• **STATED EXERCISE**
Please return nothing but the lines between the line holding "Rebuild this chart" and the line holding "ha='center', va='center', fontsize=11.5, color='#222222')", both ends included, without the pictures.

• **AVAILABLE RECORDS**
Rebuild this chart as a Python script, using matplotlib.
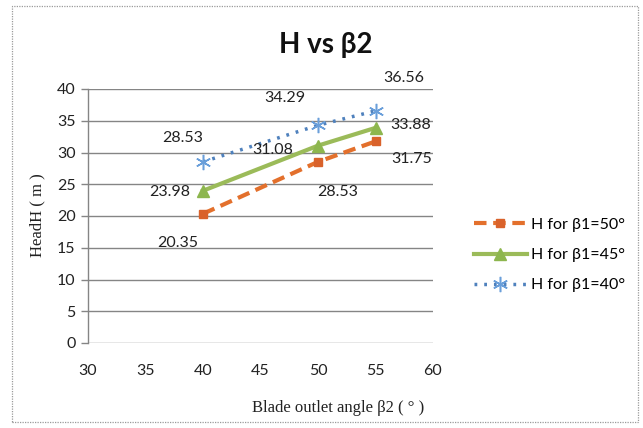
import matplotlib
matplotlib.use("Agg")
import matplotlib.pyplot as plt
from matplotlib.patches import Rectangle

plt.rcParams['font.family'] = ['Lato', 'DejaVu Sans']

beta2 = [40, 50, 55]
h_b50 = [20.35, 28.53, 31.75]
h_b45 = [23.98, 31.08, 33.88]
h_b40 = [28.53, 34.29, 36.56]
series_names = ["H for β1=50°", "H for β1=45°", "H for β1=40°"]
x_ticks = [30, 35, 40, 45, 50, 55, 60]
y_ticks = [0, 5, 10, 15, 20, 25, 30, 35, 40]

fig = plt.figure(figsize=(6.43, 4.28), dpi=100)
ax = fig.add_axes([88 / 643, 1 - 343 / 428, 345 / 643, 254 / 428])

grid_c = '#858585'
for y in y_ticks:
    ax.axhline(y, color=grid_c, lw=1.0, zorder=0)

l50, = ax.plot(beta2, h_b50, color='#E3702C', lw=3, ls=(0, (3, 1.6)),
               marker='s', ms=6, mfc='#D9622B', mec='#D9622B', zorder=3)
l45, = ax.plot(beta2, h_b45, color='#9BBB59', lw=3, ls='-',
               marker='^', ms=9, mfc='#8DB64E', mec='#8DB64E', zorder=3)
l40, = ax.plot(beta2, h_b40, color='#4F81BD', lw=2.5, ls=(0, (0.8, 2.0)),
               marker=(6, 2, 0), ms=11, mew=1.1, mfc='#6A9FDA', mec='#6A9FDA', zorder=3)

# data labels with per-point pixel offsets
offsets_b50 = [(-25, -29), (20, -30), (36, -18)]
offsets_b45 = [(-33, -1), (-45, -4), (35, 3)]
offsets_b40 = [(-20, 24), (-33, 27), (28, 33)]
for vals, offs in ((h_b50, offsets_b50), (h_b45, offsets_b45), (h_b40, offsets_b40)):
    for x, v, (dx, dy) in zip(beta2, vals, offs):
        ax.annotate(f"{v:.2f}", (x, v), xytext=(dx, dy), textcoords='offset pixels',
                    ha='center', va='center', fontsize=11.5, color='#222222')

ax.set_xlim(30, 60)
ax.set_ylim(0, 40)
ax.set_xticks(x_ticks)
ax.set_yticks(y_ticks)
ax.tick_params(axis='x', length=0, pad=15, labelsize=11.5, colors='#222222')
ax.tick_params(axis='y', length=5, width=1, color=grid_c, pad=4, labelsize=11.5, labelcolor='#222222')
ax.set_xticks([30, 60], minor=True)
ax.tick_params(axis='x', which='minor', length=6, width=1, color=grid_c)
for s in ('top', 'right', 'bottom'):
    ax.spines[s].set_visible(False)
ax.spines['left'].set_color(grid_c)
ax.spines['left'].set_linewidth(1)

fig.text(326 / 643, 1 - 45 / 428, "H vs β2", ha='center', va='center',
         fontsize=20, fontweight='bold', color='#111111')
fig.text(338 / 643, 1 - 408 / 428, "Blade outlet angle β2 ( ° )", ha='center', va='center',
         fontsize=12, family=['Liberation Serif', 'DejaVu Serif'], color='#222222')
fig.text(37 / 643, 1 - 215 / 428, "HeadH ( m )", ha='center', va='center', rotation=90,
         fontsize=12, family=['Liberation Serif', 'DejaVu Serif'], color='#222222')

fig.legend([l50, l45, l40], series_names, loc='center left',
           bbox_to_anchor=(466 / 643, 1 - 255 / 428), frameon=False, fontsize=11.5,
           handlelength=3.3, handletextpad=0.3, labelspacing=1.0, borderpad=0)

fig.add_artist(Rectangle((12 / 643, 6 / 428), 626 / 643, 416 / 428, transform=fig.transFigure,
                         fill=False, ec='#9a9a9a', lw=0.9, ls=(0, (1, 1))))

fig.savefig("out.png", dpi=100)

--

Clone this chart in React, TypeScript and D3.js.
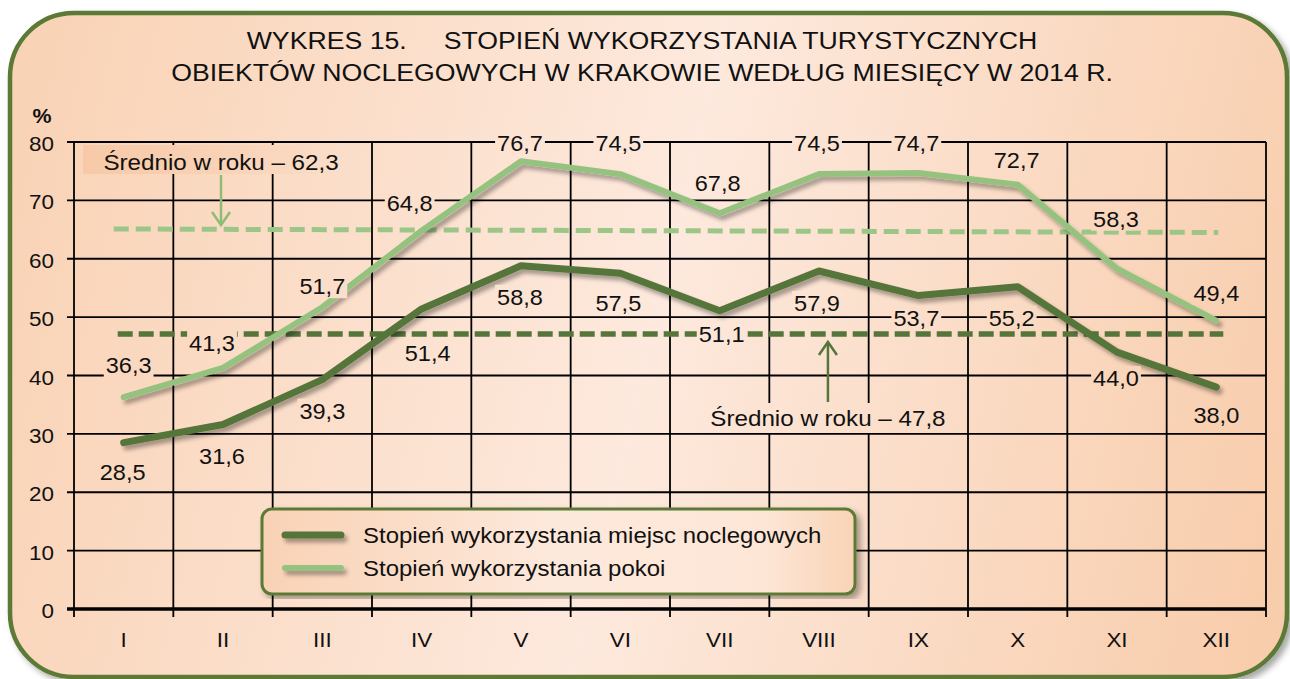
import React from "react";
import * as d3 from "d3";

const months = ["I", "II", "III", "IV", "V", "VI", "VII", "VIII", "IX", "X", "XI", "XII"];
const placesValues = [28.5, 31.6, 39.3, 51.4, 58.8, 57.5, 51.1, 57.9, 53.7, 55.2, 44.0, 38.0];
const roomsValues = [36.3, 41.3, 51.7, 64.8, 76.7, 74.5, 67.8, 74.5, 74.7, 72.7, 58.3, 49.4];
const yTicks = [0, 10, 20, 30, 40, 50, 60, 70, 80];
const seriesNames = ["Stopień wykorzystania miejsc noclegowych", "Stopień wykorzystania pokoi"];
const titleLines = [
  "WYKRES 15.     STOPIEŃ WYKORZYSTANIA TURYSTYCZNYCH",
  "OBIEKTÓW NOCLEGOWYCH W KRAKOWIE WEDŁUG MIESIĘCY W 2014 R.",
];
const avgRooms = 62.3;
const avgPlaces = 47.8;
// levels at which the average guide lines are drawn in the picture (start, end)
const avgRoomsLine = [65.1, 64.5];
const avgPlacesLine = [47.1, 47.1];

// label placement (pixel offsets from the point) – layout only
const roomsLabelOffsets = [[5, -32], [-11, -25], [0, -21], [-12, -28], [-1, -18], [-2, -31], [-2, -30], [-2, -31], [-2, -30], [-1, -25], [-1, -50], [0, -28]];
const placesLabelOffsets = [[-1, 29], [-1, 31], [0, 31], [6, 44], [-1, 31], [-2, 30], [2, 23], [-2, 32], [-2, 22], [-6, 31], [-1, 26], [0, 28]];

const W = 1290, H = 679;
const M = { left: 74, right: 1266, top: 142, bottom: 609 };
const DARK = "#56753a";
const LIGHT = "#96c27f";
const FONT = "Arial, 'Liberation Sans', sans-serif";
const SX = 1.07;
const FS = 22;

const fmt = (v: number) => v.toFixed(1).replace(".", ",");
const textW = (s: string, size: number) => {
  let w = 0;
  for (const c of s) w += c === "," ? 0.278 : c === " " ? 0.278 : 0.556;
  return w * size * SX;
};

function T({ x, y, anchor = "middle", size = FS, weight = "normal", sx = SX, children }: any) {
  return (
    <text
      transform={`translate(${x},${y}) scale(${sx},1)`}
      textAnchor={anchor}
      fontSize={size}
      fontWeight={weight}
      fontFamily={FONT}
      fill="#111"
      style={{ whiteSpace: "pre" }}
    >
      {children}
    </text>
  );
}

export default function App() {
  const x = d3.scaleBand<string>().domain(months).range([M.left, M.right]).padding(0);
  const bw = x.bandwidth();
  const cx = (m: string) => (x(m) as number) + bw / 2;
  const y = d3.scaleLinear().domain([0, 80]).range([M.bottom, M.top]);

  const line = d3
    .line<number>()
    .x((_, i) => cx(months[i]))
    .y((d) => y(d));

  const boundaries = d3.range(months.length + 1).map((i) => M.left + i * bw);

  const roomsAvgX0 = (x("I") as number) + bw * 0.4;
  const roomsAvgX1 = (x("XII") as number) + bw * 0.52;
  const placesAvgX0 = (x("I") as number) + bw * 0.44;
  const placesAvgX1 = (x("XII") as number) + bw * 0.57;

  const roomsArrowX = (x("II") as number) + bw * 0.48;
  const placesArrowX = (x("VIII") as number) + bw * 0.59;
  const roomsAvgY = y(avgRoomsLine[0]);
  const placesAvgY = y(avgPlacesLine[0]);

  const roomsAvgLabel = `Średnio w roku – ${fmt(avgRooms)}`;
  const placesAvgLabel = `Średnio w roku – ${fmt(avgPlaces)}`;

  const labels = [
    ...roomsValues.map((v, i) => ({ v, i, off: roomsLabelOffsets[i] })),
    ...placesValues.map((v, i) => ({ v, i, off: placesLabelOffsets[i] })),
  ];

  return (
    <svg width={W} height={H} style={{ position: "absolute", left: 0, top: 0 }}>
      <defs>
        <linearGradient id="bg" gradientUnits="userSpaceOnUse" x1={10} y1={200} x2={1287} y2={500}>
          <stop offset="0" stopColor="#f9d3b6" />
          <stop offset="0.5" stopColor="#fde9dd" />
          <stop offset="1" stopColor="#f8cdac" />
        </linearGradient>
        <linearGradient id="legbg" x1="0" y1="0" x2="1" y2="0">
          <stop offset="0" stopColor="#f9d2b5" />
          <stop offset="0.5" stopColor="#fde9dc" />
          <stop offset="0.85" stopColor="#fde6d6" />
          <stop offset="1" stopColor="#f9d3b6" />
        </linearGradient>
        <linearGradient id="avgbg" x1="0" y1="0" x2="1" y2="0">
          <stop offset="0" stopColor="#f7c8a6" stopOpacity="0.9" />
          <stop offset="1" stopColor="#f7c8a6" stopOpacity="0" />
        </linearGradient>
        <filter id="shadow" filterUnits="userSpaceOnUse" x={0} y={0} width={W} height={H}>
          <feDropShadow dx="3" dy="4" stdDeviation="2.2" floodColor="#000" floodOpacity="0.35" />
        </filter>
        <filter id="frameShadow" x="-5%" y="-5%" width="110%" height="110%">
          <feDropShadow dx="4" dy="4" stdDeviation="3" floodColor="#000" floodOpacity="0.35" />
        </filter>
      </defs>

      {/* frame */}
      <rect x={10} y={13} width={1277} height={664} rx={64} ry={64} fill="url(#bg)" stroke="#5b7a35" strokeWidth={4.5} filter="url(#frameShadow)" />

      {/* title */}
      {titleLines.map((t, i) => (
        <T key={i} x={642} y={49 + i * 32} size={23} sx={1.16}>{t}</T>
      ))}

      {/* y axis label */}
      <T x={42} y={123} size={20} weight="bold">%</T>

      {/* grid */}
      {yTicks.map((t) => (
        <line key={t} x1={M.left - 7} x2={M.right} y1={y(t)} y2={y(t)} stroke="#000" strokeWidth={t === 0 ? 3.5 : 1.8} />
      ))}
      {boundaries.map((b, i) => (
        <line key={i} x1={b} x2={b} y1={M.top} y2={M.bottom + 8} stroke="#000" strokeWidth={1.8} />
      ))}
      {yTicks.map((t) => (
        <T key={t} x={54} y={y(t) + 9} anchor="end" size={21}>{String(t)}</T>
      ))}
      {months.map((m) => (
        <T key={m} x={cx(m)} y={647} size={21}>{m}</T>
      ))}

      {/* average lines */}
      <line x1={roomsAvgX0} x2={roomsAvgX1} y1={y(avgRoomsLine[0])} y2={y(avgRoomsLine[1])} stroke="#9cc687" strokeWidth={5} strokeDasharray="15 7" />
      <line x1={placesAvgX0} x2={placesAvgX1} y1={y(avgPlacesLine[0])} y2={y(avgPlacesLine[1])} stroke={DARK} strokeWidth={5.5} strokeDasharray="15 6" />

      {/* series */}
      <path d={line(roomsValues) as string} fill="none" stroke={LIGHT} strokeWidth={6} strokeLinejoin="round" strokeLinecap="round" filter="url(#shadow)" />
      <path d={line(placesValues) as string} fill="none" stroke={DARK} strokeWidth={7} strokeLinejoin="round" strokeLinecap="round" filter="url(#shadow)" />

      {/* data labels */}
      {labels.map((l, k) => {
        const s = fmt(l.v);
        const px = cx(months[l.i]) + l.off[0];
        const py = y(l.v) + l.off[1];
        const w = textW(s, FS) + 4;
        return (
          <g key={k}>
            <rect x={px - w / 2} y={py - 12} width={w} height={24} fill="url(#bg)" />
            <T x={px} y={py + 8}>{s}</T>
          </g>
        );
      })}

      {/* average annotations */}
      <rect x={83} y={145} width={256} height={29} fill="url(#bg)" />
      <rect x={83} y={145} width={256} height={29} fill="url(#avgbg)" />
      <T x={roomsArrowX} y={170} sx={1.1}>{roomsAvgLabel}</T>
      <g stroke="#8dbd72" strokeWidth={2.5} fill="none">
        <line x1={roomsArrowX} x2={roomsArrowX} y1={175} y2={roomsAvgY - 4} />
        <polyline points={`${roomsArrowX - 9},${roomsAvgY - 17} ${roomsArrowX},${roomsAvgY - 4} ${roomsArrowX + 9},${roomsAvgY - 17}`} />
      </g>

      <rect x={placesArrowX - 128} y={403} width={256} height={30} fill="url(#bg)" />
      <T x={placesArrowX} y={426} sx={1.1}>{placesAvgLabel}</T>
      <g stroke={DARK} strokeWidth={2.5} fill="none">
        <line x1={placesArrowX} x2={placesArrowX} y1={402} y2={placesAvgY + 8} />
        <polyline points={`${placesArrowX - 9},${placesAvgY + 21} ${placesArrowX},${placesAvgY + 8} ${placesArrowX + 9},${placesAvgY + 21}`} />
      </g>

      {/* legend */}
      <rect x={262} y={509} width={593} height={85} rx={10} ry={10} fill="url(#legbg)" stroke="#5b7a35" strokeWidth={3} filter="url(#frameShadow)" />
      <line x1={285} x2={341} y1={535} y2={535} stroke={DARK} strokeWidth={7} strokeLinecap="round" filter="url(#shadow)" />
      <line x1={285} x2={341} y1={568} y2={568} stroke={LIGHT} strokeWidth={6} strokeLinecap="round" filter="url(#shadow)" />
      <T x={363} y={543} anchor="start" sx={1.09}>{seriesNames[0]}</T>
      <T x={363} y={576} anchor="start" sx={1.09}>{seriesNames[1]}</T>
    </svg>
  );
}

---

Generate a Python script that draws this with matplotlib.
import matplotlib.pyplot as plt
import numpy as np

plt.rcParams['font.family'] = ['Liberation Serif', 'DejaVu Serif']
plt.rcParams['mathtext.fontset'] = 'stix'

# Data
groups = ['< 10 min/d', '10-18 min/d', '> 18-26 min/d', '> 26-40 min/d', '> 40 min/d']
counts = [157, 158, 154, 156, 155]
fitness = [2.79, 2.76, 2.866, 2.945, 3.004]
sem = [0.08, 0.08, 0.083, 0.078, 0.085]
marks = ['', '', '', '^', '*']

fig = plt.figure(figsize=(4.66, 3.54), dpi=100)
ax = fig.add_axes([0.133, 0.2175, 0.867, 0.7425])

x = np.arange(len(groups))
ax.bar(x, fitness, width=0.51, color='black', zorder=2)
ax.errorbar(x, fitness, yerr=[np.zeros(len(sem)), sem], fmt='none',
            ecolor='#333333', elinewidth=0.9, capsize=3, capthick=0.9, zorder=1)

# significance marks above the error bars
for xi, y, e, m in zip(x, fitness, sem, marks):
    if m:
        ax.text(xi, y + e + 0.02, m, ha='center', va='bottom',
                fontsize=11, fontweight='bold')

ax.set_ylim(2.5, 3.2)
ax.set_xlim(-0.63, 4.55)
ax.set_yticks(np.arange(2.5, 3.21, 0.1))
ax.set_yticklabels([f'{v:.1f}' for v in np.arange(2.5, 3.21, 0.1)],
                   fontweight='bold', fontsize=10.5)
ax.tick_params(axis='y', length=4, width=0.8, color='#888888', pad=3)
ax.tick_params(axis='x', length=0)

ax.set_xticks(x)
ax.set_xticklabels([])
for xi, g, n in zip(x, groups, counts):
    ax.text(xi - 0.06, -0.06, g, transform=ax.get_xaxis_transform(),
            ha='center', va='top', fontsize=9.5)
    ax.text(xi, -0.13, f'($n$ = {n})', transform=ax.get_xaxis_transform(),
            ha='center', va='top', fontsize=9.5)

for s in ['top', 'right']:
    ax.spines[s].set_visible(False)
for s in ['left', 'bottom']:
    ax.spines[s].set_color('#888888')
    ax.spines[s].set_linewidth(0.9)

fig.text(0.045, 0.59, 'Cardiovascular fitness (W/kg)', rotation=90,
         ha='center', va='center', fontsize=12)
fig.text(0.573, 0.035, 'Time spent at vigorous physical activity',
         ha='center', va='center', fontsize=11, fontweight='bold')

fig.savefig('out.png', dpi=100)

• **RESPONSE**
Rebuild this chart as a Python script, using matplotlib.
import matplotlib
matplotlib.use("Agg")
import matplotlib.pyplot as plt
from matplotlib.patches import Rectangle

plt.rcParams['font.family'] = ['Lato', 'DejaVu Sans']

beta2 = [40, 50, 55]
h_b50 = [20.35, 28.53, 31.75]
h_b45 = [23.98, 31.08, 33.88]
h_b40 = [28.53, 34.29, 36.56]
series_names = ["H for β1=50°", "H for β1=45°", "H for β1=40°"]
x_ticks = [30, 35, 40, 45, 50, 55, 60]
y_ticks = [0, 5, 10, 15, 20, 25, 30, 35, 40]

fig = plt.figure(figsize=(6.43, 4.28), dpi=100)
ax = fig.add_axes([88 / 643, 1 - 343 / 428, 345 / 643, 254 / 428])

grid_c = '#858585'
for y in y_ticks:
    ax.axhline(y, color=grid_c, lw=1.0, zorder=0)

l50, = ax.plot(beta2, h_b50, color='#E3702C', lw=3, ls=(0, (3, 1.6)),
               marker='s', ms=6, mfc='#D9622B', mec='#D9622B', zorder=3)
l45, = ax.plot(beta2, h_b45, color='#9BBB59', lw=3, ls='-',
               marker='^', ms=9, mfc='#8DB64E', mec='#8DB64E', zorder=3)
l40, = ax.plot(beta2, h_b40, color='#4F81BD', lw=2.5, ls=(0, (0.8, 2.0)),
               marker=(6, 2, 0), ms=11, mew=1.1, mfc='#6A9FDA', mec='#6A9FDA', zorder=3)

# data labels with per-point pixel offsets
offsets_b50 = [(-25, -29), (20, -30), (36, -18)]
offsets_b45 = [(-33, -1), (-45, -4), (35, 3)]
offsets_b40 = [(-20, 24), (-33, 27), (28, 33)]
for vals, offs in ((h_b50, offsets_b50), (h_b45, offsets_b45), (h_b40, offsets_b40)):
    for x, v, (dx, dy) in zip(beta2, vals, offs):
        ax.annotate(f"{v:.2f}", (x, v), xytext=(dx, dy), textcoords='offset pixels',
                    ha='center', va='center', fontsize=11.5, color='#222222')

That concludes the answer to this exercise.